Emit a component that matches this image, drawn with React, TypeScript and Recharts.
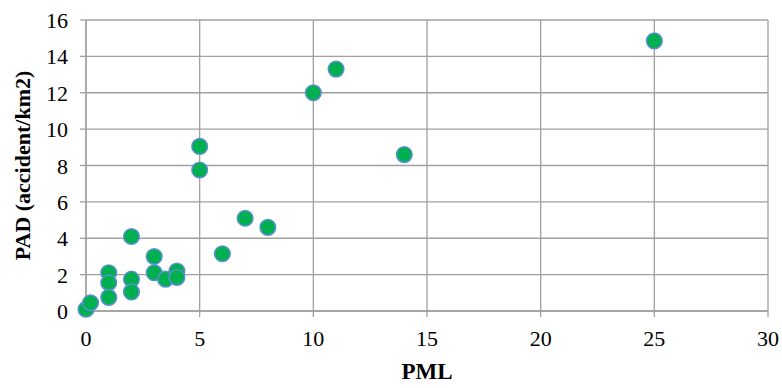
import { ScatterChart, Scatter, XAxis, YAxis, CartesianGrid } from "recharts";

const pml = [0, 0.2, 1, 1, 1, 2, 2, 2, 3, 3, 3.5, 4, 4, 5, 5, 6, 7, 8, 10, 11, 14, 25];
const pad = [0.1, 0.45, 2.1, 1.55, 0.75, 4.1, 1.75, 1.05, 3.0, 2.1, 1.75, 2.2, 1.85, 9.05, 7.75, 3.15, 5.1, 4.6, 12.0, 13.3, 8.6, 14.85];
const xTicks = [0, 5, 10, 15, 20, 25, 30];
const yTicks = [0, 2, 4, 6, 8, 10, 12, 14, 16];

const points = pml.map((x, i) => ({ x, y: pad[i] }));

const font = "'Liberation Serif', 'Times New Roman', serif";
const grid = "#a0a0a0";

const Dot = (props: any) => (
  <circle cx={props.cx} cy={props.cy} r={7.8} fill="#00b050" stroke="#5b8fd0" strokeWidth={1.5} />
);

const XTick = (props: any) => (
  <text
    x={props.x}
    y={props.y}
    dy={20}
    textAnchor="middle"
    style={{ fontFamily: font, fontSize: 22, fill: "#000" }}
  >
    {props.payload.value}
  </text>
);

const YTick = (props: any) => (
  <text
    x={props.x}
    y={props.y}
    dy={8}
    textAnchor="end"
    style={{ fontFamily: font, fontSize: 22, fill: "#000" }}
  >
    {props.payload.value}
  </text>
);

export default function App() {
  return (
    <div style={{ position: "absolute", left: 0, top: 0, background: "#fff", fontFamily: font }}>
      <ScatterChart
        width={782}
        height={388}
        margin={{ top: 20, right: 14, bottom: 6, left: 16 }}
      >
        <CartesianGrid stroke={grid} strokeWidth={1.3} />
        <XAxis
          type="number"
          dataKey="x"
          domain={[0, 30]}
          ticks={xTicks}
          interval={0}
          stroke={grid}
          strokeWidth={1.3}
          tickSize={6}
          height={71}
          tick={XTick}
          tickMargin={9}
          label={{
            value: "PML",
            position: "insideBottom",
            offset: 3,
            fill: "#000",
            style: { fontFamily: font, fontSize: 23, fontWeight: "bold" },
          }}
        />
        <YAxis
          type="number"
          dataKey="y"
          domain={[0, 16]}
          ticks={yTicks}
          interval={0}
          stroke={grid}
          strokeWidth={1.3}
          tickSize={6}
          width={70}
          tick={YTick}
          tickMargin={12}
          label={{
            value: "PAD (accident/km2)",
            angle: -90,
            position: "insideLeft",
            offset: 6,
            fill: "#000",
            style: { textAnchor: "middle", fontFamily: font, fontSize: 22, fontWeight: "bold" },
          }}
        />
        <Scatter data={points} shape={Dot} isAnimationActive={false} />
      </ScatterChart>
    </div>
  );
}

--

**Problem statement**
Reproduce the material word for word, minus the images.

**The output**
Emit a component that matches this image, drawn with React, TypeScript and Recharts.
import { ScatterChart, Scatter, XAxis, YAxis, CartesianGrid } from "recharts";

const pml = [0, 0.2, 1, 1, 1, 2, 2, 2, 3, 3, 3.5, 4, 4, 5, 5, 6, 7, 8, 10, 11, 14, 25];
const pad = [0.1, 0.45, 2.1, 1.55, 0.75, 4.1, 1.75, 1.05, 3.0, 2.1, 1.75, 2.2, 1.85, 9.05, 7.75, 3.15, 5.1, 4.6, 12.0, 13.3, 8.6, 14.85];
const xTicks = [0, 5, 10, 15, 20, 25, 30];
const yTicks = [0, 2, 4, 6, 8, 10, 12, 14, 16];

const points = pml.map((x, i) => ({ x, y: pad[i] }));

const font = "'Liberation Serif', 'Times New Roman', serif";
const grid = "#a0a0a0";

const Dot = (props: any) => (
  <circle cx={props.cx} cy={props.cy} r={7.8} fill="#00b050" stroke="#5b8fd0" strokeWidth={1.5} />
);

const XTick = (props: any) => (
  <text
    x={props.x}
    y={props.y}
    dy={20}
    textAnchor="middle"
    style={{ fontFamily: font, fontSize: 22, fill: "#000" }}
  >
    {props.payload.value}
  </text>
);

const YTick = (props: any) => (
  <text
    x={props.x}
    y={props.y}
    dy={8}
    textAnchor="end"
    style={{ fontFamily: font, fontSize: 22, fill: "#000" }}
  >
    {props.payload.value}
  </text>
);

export default function App() {
  return (
    <div style={{ position: "absolute", left: 0, top: 0, background: "#fff", fontFamily: font }}>
      <ScatterChart
        width={782}
        height={388}
        margin={{ top: 20, right: 14, bottom: 6, left: 16 }}
      >
        <CartesianGrid stroke={grid} strokeWidth={1.3} />
        <XAxis
          type="number"
          dataKey="x"
          domain={[0, 30]}
          ticks={xTicks}
          interval={0}
          stroke={grid}
          strokeWidth={1.3}
          tickSize={6}
          height={71}
          tick={XTick}
          tickMargin={9}
          label={{
            value: "PML",
            position: "insideBottom",
            offset: 3,
            fill: "#000",
            style: { fontFamily: font, fontSize: 23, fontWeight: "bold" },
          }}
        />
        <YAxis
          type="number"
          dataKey="y"
          domain={[0, 16]}
          ticks={yTicks}
          interval={0}
          stroke={grid}
          strokeWidth={1.3}
          tickSize={6}
          width={70}
          tick={YTick}
          tickMargin={12}
          label={{
            value: "PAD (accident/km2)",
            angle: -90,
            position: "insideLeft",
            offset: 6,
            fill: "#000",
            style: { textAnchor: "middle", fontFamily: font, fontSize: 22, fontWeight: "bold" },
          }}
        />
        <Scatter data={points} shape={Dot} isAnimationActive={false} />
      </ScatterChart>
    </div>
  );
}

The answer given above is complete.